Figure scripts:
-*-
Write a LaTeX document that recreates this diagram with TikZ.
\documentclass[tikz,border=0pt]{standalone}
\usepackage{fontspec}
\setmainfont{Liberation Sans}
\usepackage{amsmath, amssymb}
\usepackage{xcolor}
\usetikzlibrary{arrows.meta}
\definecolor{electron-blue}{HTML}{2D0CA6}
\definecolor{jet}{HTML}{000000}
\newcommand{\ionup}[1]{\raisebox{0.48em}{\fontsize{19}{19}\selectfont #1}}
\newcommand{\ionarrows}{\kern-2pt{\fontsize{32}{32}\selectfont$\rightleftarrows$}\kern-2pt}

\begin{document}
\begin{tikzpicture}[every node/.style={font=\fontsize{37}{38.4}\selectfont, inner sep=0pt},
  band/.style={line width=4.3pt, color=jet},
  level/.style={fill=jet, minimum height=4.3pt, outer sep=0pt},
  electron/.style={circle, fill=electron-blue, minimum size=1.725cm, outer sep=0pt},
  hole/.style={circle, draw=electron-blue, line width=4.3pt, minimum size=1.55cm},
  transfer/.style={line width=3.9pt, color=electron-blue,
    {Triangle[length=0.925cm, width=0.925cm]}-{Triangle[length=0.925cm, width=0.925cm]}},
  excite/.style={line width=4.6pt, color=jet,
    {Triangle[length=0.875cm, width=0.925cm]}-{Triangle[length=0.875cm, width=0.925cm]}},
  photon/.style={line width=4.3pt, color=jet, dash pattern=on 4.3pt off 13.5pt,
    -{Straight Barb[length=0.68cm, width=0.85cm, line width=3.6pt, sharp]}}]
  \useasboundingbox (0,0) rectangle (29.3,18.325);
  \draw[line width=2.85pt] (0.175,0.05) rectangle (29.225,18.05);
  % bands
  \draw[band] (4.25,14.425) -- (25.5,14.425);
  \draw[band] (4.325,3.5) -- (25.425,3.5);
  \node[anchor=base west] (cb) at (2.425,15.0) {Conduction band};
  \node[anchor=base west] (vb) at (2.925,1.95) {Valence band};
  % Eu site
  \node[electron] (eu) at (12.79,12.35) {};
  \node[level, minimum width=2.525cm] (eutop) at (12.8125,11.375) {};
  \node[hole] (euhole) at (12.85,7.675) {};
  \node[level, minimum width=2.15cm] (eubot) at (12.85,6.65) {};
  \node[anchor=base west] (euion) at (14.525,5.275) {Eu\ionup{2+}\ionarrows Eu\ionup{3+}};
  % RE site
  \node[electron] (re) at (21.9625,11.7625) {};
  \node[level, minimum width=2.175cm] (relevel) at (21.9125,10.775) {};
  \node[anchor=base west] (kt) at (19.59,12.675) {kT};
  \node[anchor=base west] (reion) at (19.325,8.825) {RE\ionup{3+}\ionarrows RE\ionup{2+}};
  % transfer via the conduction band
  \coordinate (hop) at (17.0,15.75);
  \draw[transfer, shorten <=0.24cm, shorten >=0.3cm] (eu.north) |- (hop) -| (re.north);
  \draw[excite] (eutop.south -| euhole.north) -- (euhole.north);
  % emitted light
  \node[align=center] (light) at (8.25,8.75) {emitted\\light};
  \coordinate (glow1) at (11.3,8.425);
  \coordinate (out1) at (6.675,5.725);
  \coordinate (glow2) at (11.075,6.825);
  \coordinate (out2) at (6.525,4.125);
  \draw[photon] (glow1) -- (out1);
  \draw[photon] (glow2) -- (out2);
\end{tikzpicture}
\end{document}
-*-
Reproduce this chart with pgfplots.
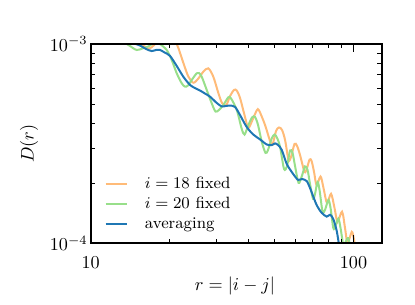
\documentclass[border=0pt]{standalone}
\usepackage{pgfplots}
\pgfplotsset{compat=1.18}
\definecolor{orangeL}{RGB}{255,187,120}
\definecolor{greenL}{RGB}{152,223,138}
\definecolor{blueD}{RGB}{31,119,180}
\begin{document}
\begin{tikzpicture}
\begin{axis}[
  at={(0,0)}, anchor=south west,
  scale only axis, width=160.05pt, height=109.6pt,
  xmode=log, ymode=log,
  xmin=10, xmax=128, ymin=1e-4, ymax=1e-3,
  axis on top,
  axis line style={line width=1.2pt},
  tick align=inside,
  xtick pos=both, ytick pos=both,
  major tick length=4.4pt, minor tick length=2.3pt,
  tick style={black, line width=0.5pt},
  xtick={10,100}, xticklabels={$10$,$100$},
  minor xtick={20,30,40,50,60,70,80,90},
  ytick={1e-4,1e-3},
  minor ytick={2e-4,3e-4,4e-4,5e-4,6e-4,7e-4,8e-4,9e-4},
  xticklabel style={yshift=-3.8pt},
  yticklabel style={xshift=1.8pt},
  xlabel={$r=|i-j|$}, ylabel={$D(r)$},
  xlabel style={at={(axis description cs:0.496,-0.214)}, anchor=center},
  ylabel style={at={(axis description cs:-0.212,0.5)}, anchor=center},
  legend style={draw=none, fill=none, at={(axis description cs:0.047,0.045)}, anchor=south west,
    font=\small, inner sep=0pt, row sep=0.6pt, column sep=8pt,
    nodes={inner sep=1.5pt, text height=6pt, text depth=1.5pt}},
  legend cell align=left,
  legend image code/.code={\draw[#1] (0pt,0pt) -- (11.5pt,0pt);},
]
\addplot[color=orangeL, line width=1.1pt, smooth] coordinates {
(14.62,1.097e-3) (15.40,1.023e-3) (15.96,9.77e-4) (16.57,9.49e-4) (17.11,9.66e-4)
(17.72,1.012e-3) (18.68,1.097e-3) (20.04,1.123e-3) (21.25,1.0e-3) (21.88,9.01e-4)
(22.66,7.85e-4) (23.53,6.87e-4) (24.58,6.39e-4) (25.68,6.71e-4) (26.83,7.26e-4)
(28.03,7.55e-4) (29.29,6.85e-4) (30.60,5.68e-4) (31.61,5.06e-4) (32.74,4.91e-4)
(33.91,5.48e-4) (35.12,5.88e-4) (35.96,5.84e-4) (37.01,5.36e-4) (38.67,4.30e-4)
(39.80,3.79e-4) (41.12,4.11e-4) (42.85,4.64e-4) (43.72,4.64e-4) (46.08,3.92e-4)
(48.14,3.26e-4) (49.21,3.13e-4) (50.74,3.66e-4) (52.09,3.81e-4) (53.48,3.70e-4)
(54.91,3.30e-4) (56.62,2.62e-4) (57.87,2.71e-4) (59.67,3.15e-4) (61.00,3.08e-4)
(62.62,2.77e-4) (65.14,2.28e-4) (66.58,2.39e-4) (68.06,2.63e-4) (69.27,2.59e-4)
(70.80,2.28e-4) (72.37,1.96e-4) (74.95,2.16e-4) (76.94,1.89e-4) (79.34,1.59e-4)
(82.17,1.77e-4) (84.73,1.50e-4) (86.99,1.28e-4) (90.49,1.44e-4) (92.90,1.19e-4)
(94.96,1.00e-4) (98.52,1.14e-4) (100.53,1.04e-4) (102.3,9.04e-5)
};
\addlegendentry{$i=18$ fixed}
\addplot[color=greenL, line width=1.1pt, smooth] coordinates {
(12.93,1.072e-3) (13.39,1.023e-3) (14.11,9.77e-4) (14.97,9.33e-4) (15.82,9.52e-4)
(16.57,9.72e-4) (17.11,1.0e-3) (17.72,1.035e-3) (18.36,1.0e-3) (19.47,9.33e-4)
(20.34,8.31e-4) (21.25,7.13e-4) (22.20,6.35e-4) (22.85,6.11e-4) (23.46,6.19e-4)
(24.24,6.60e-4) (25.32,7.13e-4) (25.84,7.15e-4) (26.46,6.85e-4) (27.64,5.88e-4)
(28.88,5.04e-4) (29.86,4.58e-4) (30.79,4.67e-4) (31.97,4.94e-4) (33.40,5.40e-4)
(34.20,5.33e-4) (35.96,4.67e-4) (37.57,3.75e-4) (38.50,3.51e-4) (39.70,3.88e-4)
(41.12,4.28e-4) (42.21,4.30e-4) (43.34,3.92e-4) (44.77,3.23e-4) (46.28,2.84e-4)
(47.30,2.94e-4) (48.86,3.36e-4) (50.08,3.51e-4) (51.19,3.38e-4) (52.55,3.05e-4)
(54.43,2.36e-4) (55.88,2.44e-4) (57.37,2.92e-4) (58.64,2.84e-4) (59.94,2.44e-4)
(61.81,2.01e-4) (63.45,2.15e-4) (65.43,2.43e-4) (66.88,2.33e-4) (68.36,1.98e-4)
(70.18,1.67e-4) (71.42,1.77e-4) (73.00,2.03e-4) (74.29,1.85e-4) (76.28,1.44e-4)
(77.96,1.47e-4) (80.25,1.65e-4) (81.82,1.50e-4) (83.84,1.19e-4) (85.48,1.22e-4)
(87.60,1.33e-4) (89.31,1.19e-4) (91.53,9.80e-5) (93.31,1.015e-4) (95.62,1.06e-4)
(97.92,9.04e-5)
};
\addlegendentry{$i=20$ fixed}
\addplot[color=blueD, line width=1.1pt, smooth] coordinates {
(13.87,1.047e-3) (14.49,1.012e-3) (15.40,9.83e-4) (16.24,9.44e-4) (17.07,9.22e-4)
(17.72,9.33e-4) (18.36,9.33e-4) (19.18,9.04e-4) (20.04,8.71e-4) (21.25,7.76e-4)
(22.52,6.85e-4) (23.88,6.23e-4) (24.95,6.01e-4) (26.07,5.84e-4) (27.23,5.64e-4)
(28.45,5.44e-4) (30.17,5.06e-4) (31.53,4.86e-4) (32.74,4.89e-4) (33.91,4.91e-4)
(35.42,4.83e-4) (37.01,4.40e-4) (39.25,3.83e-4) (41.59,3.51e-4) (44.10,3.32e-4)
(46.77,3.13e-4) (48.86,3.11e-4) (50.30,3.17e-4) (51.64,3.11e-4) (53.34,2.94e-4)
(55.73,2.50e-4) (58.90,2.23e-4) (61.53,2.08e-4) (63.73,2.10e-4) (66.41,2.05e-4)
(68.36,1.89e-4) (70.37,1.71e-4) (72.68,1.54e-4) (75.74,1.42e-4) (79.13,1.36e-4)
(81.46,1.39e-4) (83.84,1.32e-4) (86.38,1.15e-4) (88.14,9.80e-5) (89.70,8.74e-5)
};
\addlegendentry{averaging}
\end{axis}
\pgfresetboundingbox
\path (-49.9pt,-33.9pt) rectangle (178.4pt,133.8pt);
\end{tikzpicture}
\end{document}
-*-
— Task prompt —
Track down all lines above with the string "this" and copy them.

— Task solution —
Write a LaTeX document that recreates this diagram with TikZ.
Reproduce this chart with pgfplots.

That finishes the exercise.